Thursday, September 13, 2012

As It Is On Earth by Peter M. Wheelwright

Title: As It Is On Earth
Author: Peter M. Wheelwright

Genre: Fiction ( 1990s / 2000s / Academia / Family Saga / New England / University Life / Coming-of-Age )
Publisher/Publication Date: Fornite Books (9/13/2012)
Source: Author

Rating: Liked.
Did I finish?: I did!
One-sentence summary: In the last months of 1999, a 30-something New England professor

Do I like the cover?: I do -- nature and the New England landscape feature heavily in this novel.

I'm reminded of...: Cass Dalglish, Hans Koning, Sena Jeter Naslund

First line: There is an old story that a Bible was found in a wall cavity at a former Dominican Nunnery in San Cristobal de las Casas, State of Chiapas, Mexico.

Buy, Borrow, or Avoid?: Borrow or buy if you like poetic, mystical family fiction, a strong sense of place, philosophical ruminations and mundane concerns twisted together.

Why did I get this book?: The setting -- New England -- and the focus on family, legacy, love, and identity was too tempting to resist!

Review: Set in the fall of 1999, the novel is narrated by Taylor Thatcher. Maine-born, Mayflower-descended, Taylor is 30, a professor at a university in Hartford, Connecticut. In the last months of 1999, Taylor's mundane life is oriented around academia -- a conference he's organizing, classes he's teaching -- while his emotional life dances back-and-forth between ignoring and embracing his family's history, familial secrets, emotional scars, and unacknowledged desires.

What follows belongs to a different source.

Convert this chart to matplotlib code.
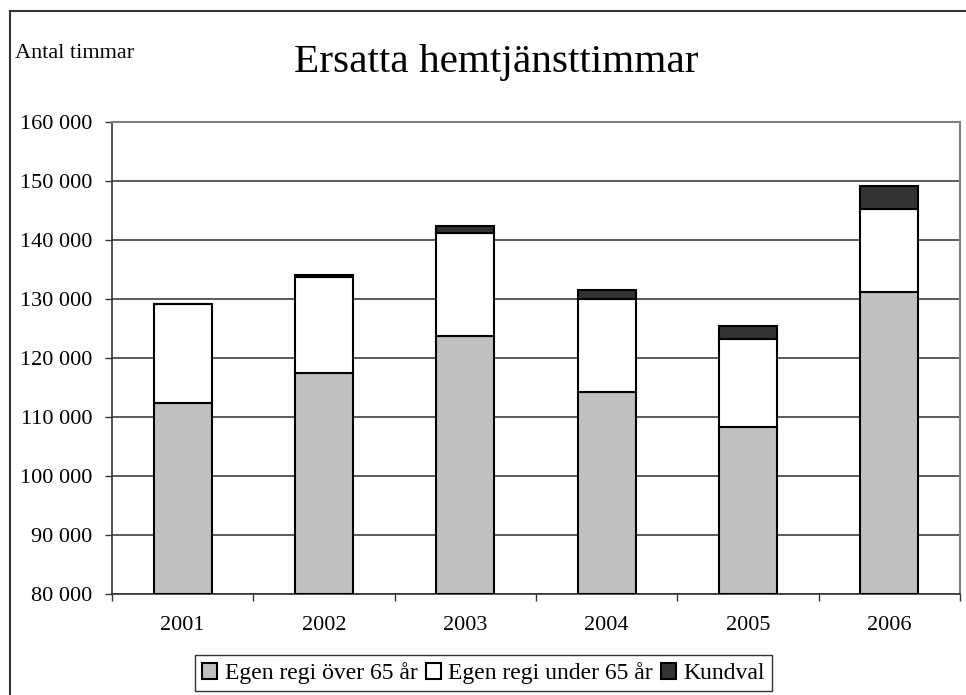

The danger of such narrow, selfish focus is that if our hero is unappealing, the hundreds of pages spent with him can be agony. In this case, thankfully, Taylor Thatcher is an interesting, sympathetic, maddening figure. I can't say I liked him necessarily but I didn't dislike him; I found his love and hate of place and family resonant, real, inviting, and off-putting.

There's good reason for Taylor's confused, complicated introspection. Taylor's younger brother, Bingham, shares his birthday, and a tangled connection -- Bin is technically his half-brother, and half-cousin, too. Taylor's mother and Bin's mother were sisters. Taylor's father, small town doctor and deacon at the local church, was a scion of the community, an alcoholic, perhaps a swinging adulterer as well. Taylor's ex-girlfriend has just returned to Hartford, pregnant and engaged, and a grad student Taylor hoped would date his brother is a woman he himself is intrigued by. A historian, Taylor's interest in the philosophical developments that shaped the study of science is reflected in his meditations on New England religiosity, the things we inherit from family, and the wounds from childhood that never heal.

It takes a little bit of time to sort everyone out. It isn't that they're indistinct but with Wheelwright's prose -- Thatcher's reticence to name things -- it can be unclear what we've just learned. Wait - is she transgender? Are they sleeping together? Echoing Thatcher's own intentional obfuscation and confusion, perhaps; and once I allowed myself to just wait for the reveal, I didn't mind constantly being surprised by the revelations shared.

In terms of plot, not much happens, technically, but it's Taylor's rich inner world and Wheelwright's poetic merging of grim family skeletons and philosophical ruminations that made this so delicious. Often, I thought I knew where a thread was going only to be surprised by the deft way Wheelwright knotted things up.  (See my Teaser Tuesday for a lovely example of Wheelwright's writing style.) I described this to a friend as a kind of coming-of-age novel -- even though Taylor is 30, he's finally growing up, facing some hard truths, learning to let go of old hurts and secrets -- and I was surprised to find that, upon finishing this book, I missed Taylor and his family.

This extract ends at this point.